TORONTO — It was a quiet Independence Day for the Royals up here north of the border. No fireworks Wednesday night in this 4-1 loss to the Toronto Blue Jays at Rogers Center.
That makes two straight subpar offensive performances since Monday’s 11-3 rout in the series opener. It also dropped the Royals to 2-5 on an 11-game trip that precedes the All-Star break.
For starters, they did little against right-hander Carlos Villanueva, who pitched six shutout innings in his second start since injuries to the Toronto rotation forced him to shift from the bullpen.
“Give him credit for what he did,” left fielder Alex Gordon said, “but our offense just didn’t do much. Tuesday night (in a 6-3 loss) was OK, but tonight wasn’t good at all.
“When Mendy goes out and does something like that against the Blue Jays, a good offensive team, we need to back him up a little bit, and we just didn’t do it.”
That would be Royals starter Luis Mendoza, who also had plenty of good moments while striking out a career-high nine in his six innings. But he paid dearly for a mental mistake that led to two runs in the Blue Jays’ third inning.
That was all it took, really.
Villanueva (3-0) struck out seven and walked none while throwing 60 of 85 pitches for strikes before handing a 3-0 lead to the bullpen.
“He’s a kid who really pitches,” Royals manager Ned Yost said. “He’s got an above-average curveball and an above-average change-up that he can command. He spots his fastball really well — works it out; works it down.”
The change to Jason Frasor in the seventh seemed to offer a bit of hope. Billy Butler opened the inning with a walk, but Yuniesky Betancourt’s sharp grounder to second turned into a double play.
That proved pivotal because Mike Moustakas followed with a single, and Jeff Francoeur’s sinking liner turned into an RBI triple when the ball skipped past left fielder Rajai Davis.
But the Royals settled for one run when Salvy Perez struck out, and Toronto got that run back later in the inning on Yunel Escobar’s two-out RBI single against Kelvin Herrera.
That’s how it ended.
Darren Oliver and Casey Janssen each worked one scoreless inning in closing out the victory. Janssen got his 11th save in 12 chances.

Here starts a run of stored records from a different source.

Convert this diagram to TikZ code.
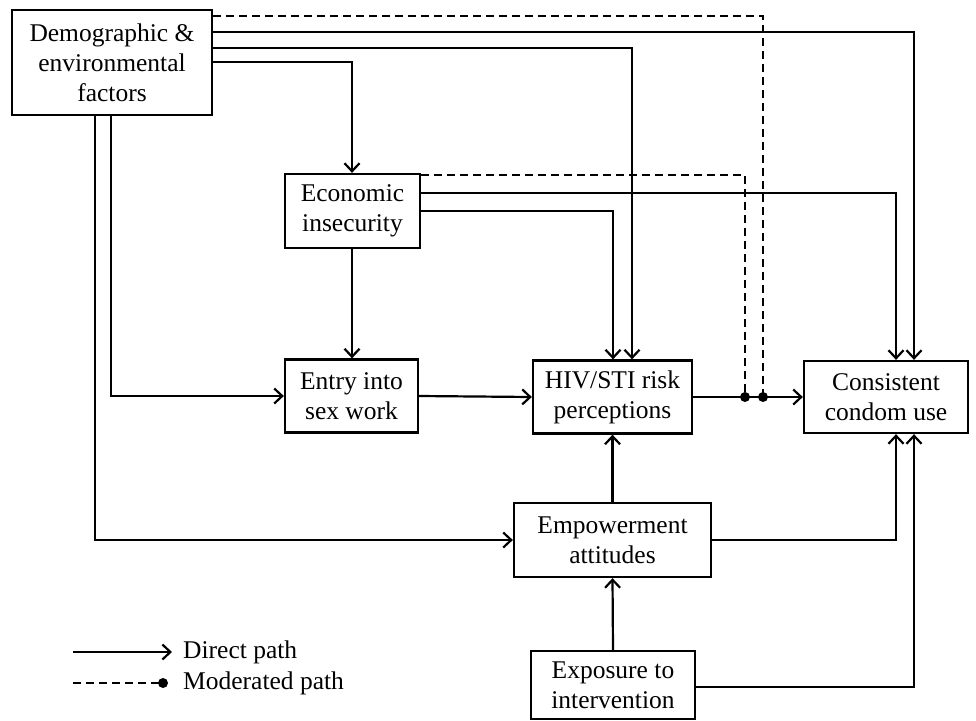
\documentclass[tikz,border=0pt]{standalone}
\usepackage{fontspec}
\setmainfont{Liberation Serif}
\usetikzlibrary{arrows.meta}
\begin{document}
\begin{tikzpicture}[x=1pt,y=-1pt,
  box/.style={draw, line width=2.3pt, inner sep=0pt, align=center, font=\fontsize{25.5}{30}\selectfont},
  direct/.style={line width=2.2pt, -{Straight Barb[length=8pt,width=15pt]}},
  modpath/.style={line width=2.2pt, dash pattern=on 8pt off 5pt},
  moddot/.style={circle, fill, inner sep=0pt, minimum size=10pt},
  legtext/.style={anchor=west, inner sep=0pt, font=\fontsize{25.5}{30}\selectfont}]
\useasboundingbox (0,0) rectangle (976,720);

% boxes
\node[box, minimum width=200pt, minimum height=105pt] (demog) at (112,62.5) {Demographic \&\\environmental\\factors};
\node[box, minimum width=135pt, minimum height=74pt] (econ) at (352.5,211) {Economic\\insecurity};
\node[box, minimum width=133pt, minimum height=73pt] (entry) at (351.5,396) {Entry into\\sex work};
\node[box, minimum width=159pt, minimum height=73pt] (hiv) at (612.5,397) {HIV/STI risk\\perceptions};
\node[box, minimum width=164pt, minimum height=72pt] (condom) at (886,397) {Consistent\\condom use};
\node[box, minimum width=197pt, minimum height=74pt] (empower) at (612.5,540) {Empowerment\\attitudes};
\node[box, minimum width=164pt, minimum height=68pt] (expo) at (613,685) {Exposure to\\intervention};

% moderation dots
\node[moddot] (dotA) at (745,397) {};
\node[moddot] (dotB) at (763,397) {};

% bend coordinates
\coordinate (d0) at (763,16);
\coordinate (d1) at (914,32);
\coordinate (d2) at (632,48);
\coordinate (d3) at (352,62);
\coordinate (d4) at (95,540);
\coordinate (d5) at (111,396);
\coordinate (e0) at (745,175);
\coordinate (e1) at (896,193);
\coordinate (e2) at (613,211);
\coordinate (m1) at (896,540);
\coordinate (x0) at (914,687);

% moderated paths
\draw[modpath] (demog.east |- d0) -- (d0) -- (dotB.center);
\draw[modpath] (econ.east |- e0) -- (e0) -- (dotA.center);

% direct paths from demographic
\draw[direct] (demog.east |- d1) -- (d1) -- (d1 |- condom.north);
\draw[direct] (demog.east |- d2) -- (d2) -- (d2 |- hiv.north);
\draw[direct] (demog.east |- d3) -- (d3) -- (d3 |- econ.north);
\draw[direct] (d4 |- demog.south) -- (d4) -- (d4 -| empower.west);
\draw[direct] (d5 |- demog.south) -- (d5) -- (d5 -| entry.west);

% from economic insecurity
\draw[direct] (econ.east |- e1) -- (e1) -- (e1 |- condom.north);
\draw[direct] (econ.east |- e2) -- (e2) -- (e2 |- hiv.north);
\draw[direct] (econ.south -| d3) -- (d3 |- entry.north);

% main chain
\draw[direct] (entry.east) -- (hiv.west);
\draw[direct] (hiv.east) -- (condom.west);
\draw[direct] (empower.north) -- (hiv.south);
\draw[direct] (empower.east) -- (m1) -- (m1 |- condom.south);
\draw[direct] (expo.north) -- (empower.south);
\draw[direct] (expo.east |- x0) -- (x0) -- (x0 |- condom.south);

% legend
\coordinate (la) at (73,652);
\coordinate (lb) at (172,652);
\coordinate (lc) at (73,683);
\node[moddot] (ldot) at (163,683) {};
\draw[direct] (la) -- (lb);
\draw[modpath] (lc) -- (ldot.center);
\node[legtext] (ltxt1) at (183,652) {Direct path};
\node[legtext] (ltxt2) at (183,683) {Moderated path};
\end{tikzpicture}
\end{document}
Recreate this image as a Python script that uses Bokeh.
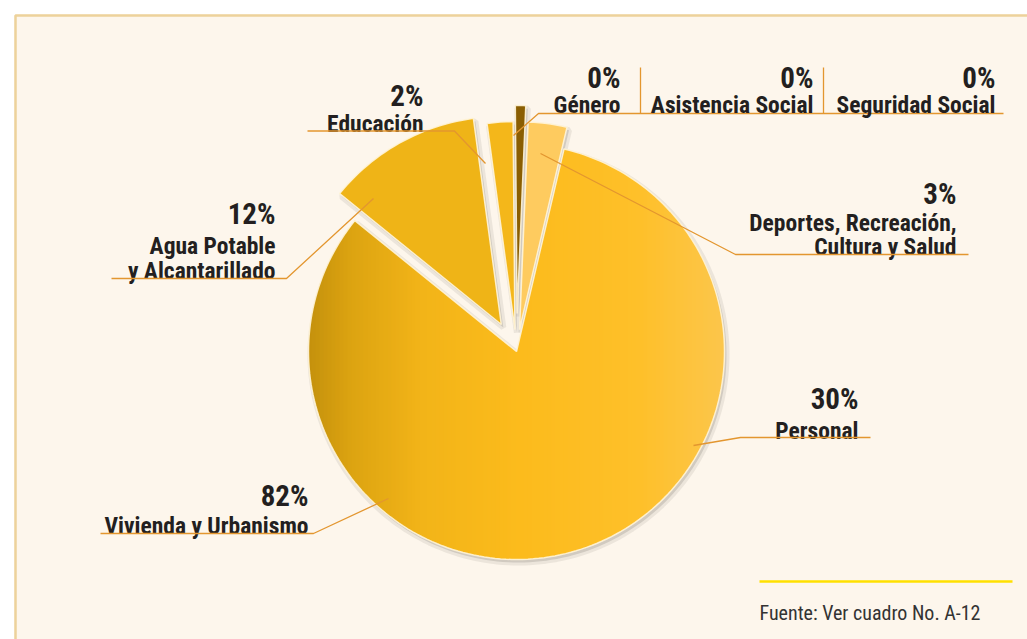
from bokeh.plotting import figure
from bokeh.models import Range1d
from bokeh.core.properties import value
from bokeh.embed import file_html
from bokeh.resources import INLINE
import math

# ---------------- data ----------------
slice_names = ["Género", "Deportes, Recreación, Cultura y Salud", "Vivienda y Urbanismo",
               "Agua Potable y Alcantarillado", "Educación"]
slice_values = [0.8, 3, 82, 12, 2]          # drawn slice sizes
slice_colors = ["#8A5E02", "#FECB5F", None, "#EFB417", "#F4B71A"]
slice_explode = [38, 22, 0, 31, 22]

label_pcts = ["2%", "12%", "82%", "30%", "3%", "0%", "0%", "0%"]
label_names = [["Educación"], ["Agua Potable", "y Alcantarillado"], ["Vivienda y Urbanismo"],
               ["Personal"], ["Deportes, Recreación,", "Cultura y Salud"],
               ["Género"], ["Asistencia Social"], ["Seguridad Social"]]
source_note = "Fuente: Ver cuadro No. A-12"

# gradient stops for the large slice (image x, colour)
grad_stops = [(308, "#C4910C"), (350, "#DCA311"), (420, "#F2B418"), (520, "#FCBB1C"),
              (640, "#FEC02A"), (725, "#FCC64C")]

W, H = 1027, 639
def X(ix): return ix
def Y(iy): return H - iy

FONT = "'Liberation Sans Narrow', 'Roboto Condensed', 'Arial Narrow', sans-serif"
TXT = "#231F20"
LEAD = "#E3962F"

p = figure(width=W, height=H, x_range=Range1d(0, W), y_range=Range1d(0, H),
           output_backend="svg", toolbar_location=None, min_border=0,
           x_axis_location=None, y_axis_location=None)
p.grid.visible = False
p.outline_line_color = None
p.background_fill_color = "white"
p.border_fill_color = "white"

# card background
p.quad(left=[X(14)], right=[W + 10], bottom=[-10], top=[Y(14)],
       fill_color="#FDF6EC", line_color=None)
p.line([X(15), X(15), W + 10], [-10, Y(15), Y(15)], line_color="#EDD29B", line_width=2.5)

# ---------------- pie ----------------
cx, cy, R = X(516), Y(351), 208.0
theta0 = -0.5
total = sum(slice_values)

def wedge_poly(ox, oy, r, t1, t2, n=None):
    if n is None:
        n = max(4, int(abs(t2 - t1) / 1.5))
    xs, ys = [ox], [oy]
    for k in range(n + 1):
        t = math.radians(t1 + (t2 - t1) * k / n)
        xs.append(ox + r * math.sin(t))
        ys.append(oy + r * math.cos(t))
    return xs, ys

def clip_band(pts, x0, x1):
    def clip_edge(pts, keep, inter):
        out = []
        for i in range(len(pts)):
            cur, prev = pts[i], pts[i - 1]
            if keep(cur):
                if not keep(prev):
                    out.append(inter(prev, cur))
                out.append(cur)
            elif keep(prev):
                out.append(inter(prev, cur))
        return out
    def ix(xc):
        return lambda a, b: (xc, a[1] + (b[1] - a[1]) * (xc - a[0]) / (b[0] - a[0]))
    pts = clip_edge(pts, lambda q: q[0] >= x0, ix(x0))
    if pts:
        pts = clip_edge(pts, lambda q: q[0] <= x1, ix(x1))
    return pts

def hex2rgb(h):
    return tuple(int(h[i:i + 2], 16) for i in (1, 3, 5))

def grad_color(ixpos):
    if ixpos <= grad_stops[0][0]:
        return grad_stops[0][1]
    for (a, ca), (b, cb) in zip(grad_stops, grad_stops[1:]):
        if a <= ixpos <= b:
            f = (ixpos - a) / (b - a)
            r1, r2 = hex2rgb(ca), hex2rgb(cb)
            return "#%02X%02X%02X" % tuple(int(round(r1[i] + (r2[i] - r1[i]) * f)) for i in range(3))
    return grad_stops[-1][1]

slices = []
t = theta0
for name, v, col, ex in zip(slice_names, slice_values, slice_colors, slice_explode):
    span = v / total * 360.0
    mid = math.radians(t + span / 2)
    ox, oy = cx + ex * math.sin(mid), cy + ex * math.cos(mid)
    slices.append((name, t, t + span, col, ox, oy))
    t += span

# shadows first
for name, t1, t2, col, ox, oy in slices:
    xs, ys = wedge_poly(ox, oy, R, t1, t2)
    p.patch([x + 2 for x in xs], [y - 3 for y in ys], fill_color="#9E998F", fill_alpha=0.35,
            line_color="#9E998F", line_alpha=0.18, line_width=6)

# slices
for name, t1, t2, col, ox, oy in slices:
    xs, ys = wedge_poly(ox, oy, R, t1, t2)
    if col is None:
        pts = list(zip(xs, ys))
        bxs, bys, bcs = [], [], []
        step = 4
        xstart = int(min(xs)) - 1
        xend = int(max(xs)) + 2
        xx = xstart
        while xx < xend:
            part = clip_band(pts, xx, xx + step + 0.8)
            if len(part) >= 3:
                bxs.append([q[0] for q in part])
                bys.append([q[1] for q in part])
                bcs.append(grad_color(xx + step / 2))
            xx += step
        p.patches(bxs, bys, fill_color=bcs, line_color=None)
        p.patch(xs, ys, fill_color=None, line_color="#FFF4D8", line_width=1.5, line_alpha=0.9)
    else:
        p.patch(xs, ys, fill_color=col, line_color="#FFF4D8", line_width=1.5, line_alpha=0.9)

# ---------------- labels ----------------
label_layout = [
    # right x, pct baseline, name baselines, leader polyline (image coords)
    (423, 95, [123], [(307, 130.5), (454, 130.5), (485, 163)]),
    (275, 213, [245, 270], [(111, 278), (286, 278), (373, 198)]),
    (308, 495, [525], [(100, 533), (313, 533), (388, 498)]),
    (858, 398, [430], [(693, 445), (740, 437), (870, 437)]),
    (956, 193, [222, 246], [(540, 153), (735, 254), (968, 254)]),
    (620, 77, [104], [(513, 135), (538, 113), (1003, 113)]),
    (813, 77, [104], None),
    (995, 77, [104], None),
]

for pct, names, (rx, pb, nbs, lead) in zip(label_pcts, label_names, label_layout):
    p.text([X(rx)], [Y(pb)], text=[pct], text_font=value(FONT), text_font_style="bold",
           text_font_size="29px", text_color=TXT, text_align="right", text_baseline="alphabetic")
    for nm, b in zip(names, nbs):
        p.text([X(rx)], [Y(b)], text=[nm], text_font=value(FONT), text_font_style="bold",
               text_font_size="23.5px", text_color=TXT, text_align="right", text_baseline="alphabetic")
    if lead:
        p.line([X(a) for a, b in lead], [Y(b) for a, b in lead], line_color=LEAD, line_width=1.3)

# separators among the zero-value labels
for sx in (640, 823):
    p.line([X(sx), X(sx)], [Y(67), Y(113)], line_color=LEAD, line_width=1.3)

# source note
p.line([X(759), X(1012)], [Y(581), Y(581)], line_color="#FFE000", line_width=2.5)
p.text([X(759)], [Y(612)], text=[source_note], text_font=value(FONT), text_font_size="20px",
       text_color="#333333", text_align="left", text_baseline="alphabetic")

open("out.html", "w").write(file_html(p, INLINE))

The game turned in the Toronto third.
The Blue Jays led 1-0 when Mendoza (3-5) ignited a two-run inning by allowing Edwin Encarnacion to reach safely on a slow hopper to the right side.
Mendoza raced to cover first — fine, so far — when first baseman Eric Hosmer initially broke toward the ball. But Mendoza got in the way when Hosmer retreated to the base to take the throw from second baseman Yuniesky Betancourt.
“I saw Hos go and try to get the ball,” Mendoza said, “and I just tried to get to the base to get the throw. But Hos got back. He called it, and I called it. For me, it was hard to stop in that situation. But I should have let Hos make that play.”
The result saw Mendoza and Hosmer at the base, and it was Mendoza who grabbed Betancourt’s throw — and Mendoza’s foot was nowhere near the base. It was scored, generously, a single.
“The ball had a weird spin on it,” Hosmer said, “so I was kind of late getting over to the bag. Mendy and I kind of called it at the same time. I think I just broke too late. I probably should have just let Mendy take care of it.”
Hosmer was at the base in time for a throw.
“Yeah, but Mendy was sold out on going to the bag,” Hosmer said. “He was there already. He couldn’t get out of the way. There was no way (for him to do that). It was just a miscommunication right there.”
The Blue Jays quickly cashed the gift.
Adam Lind sliced a double into the left-field corner that moved Encarnacion to third before Yunel Escobar and Davis delivered sacrifice flies for a 3-0 lead.
“(Mendoza) couldn’t get the ball down in crucial situations,” Yost said. “All three runs (against Mendoza) came on sac flies on pitches that were up.
“We shortened up the infield to try to take advantage of his good two-seamer (and hope) he could keep the ball on the ground so we could cut off one or two of those runs.”
The scorer’s decision to give Encarnacion a single, rather than charge an error to Mendoza, meant both runs were earned instead of unearned. Either way, the two runs were pivotal.
“They’re trying to get a sacrifice fly,” Mendoza said, “and I tried to stay inside to get a ground ball. I just missed the spot with my sinker. I just left it in the middle a few times.”
All of that came after Toronto opened the scoring in the second inning. Davis legged his way to a one-out triple on a ball that scooted past a diving Betancourt before splitting the right-center gap.
Kelly Johnson delivered the RBI with a sacrifice fly to right that was sufficiently deep that Francoeur merely lobbed the ball back to the infield.